To be done:
Retype the material below. Keep every word exactly as it is.
________________
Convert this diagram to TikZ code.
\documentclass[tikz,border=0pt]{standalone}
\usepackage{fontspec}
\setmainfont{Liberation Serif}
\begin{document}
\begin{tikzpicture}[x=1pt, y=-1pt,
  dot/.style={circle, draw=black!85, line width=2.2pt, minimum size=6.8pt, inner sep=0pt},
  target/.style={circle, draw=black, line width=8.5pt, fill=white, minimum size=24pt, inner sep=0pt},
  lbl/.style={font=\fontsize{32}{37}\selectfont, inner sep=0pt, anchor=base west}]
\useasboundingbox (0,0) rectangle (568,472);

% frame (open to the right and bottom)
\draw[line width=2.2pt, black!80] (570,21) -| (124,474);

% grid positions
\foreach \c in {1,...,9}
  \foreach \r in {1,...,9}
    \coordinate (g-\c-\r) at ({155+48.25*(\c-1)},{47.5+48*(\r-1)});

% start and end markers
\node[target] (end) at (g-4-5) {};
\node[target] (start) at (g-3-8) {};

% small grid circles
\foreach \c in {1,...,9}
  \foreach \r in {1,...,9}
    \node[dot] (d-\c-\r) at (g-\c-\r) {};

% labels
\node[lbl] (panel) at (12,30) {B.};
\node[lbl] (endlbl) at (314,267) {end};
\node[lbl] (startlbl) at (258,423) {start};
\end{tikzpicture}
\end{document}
________________
Correct result:
Convert this diagram to TikZ code.
\documentclass[tikz,border=0pt]{standalone}
\usepackage{fontspec}
\setmainfont{Liberation Serif}
\begin{document}
\begin{tikzpicture}[x=1pt, y=-1pt,
  dot/.style={circle, draw=black!85, line width=2.2pt, minimum size=6.8pt, inner sep=0pt},
  target/.style={circle, draw=black, line width=8.5pt, fill=white, minimum size=24pt, inner sep=0pt},
  lbl/.style={font=\fontsize{32}{37}\selectfont, inner sep=0pt, anchor=base west}]
\useasboundingbox (0,0) rectangle (568,472);

% frame (open to the right and bottom)
\draw[line width=2.2pt, black!80] (570,21) -| (124,474);

% grid positions
\foreach \c in {1,...,9}
  \foreach \r in {1,...,9}
    \coordinate (g-\c-\r) at ({155+48.25*(\c-1)},{47.5+48*(\r-1)});

% start and end markers
\node[target] (end) at (g-4-5) {};
\node[target] (start) at (g-3-8) {};

% small grid circles
\foreach \c in {1,...,9}
  \foreach \r in {1,...,9}
    \node[dot] (d-\c-\r) at (g-\c-\r) {};

% labels
\node[lbl] (panel) at (12,30) {B.};
\node[lbl] (endlbl) at (314,267) {end};
\node[lbl] (startlbl) at (258,423) {start};
\end{tikzpicture}
\end{document}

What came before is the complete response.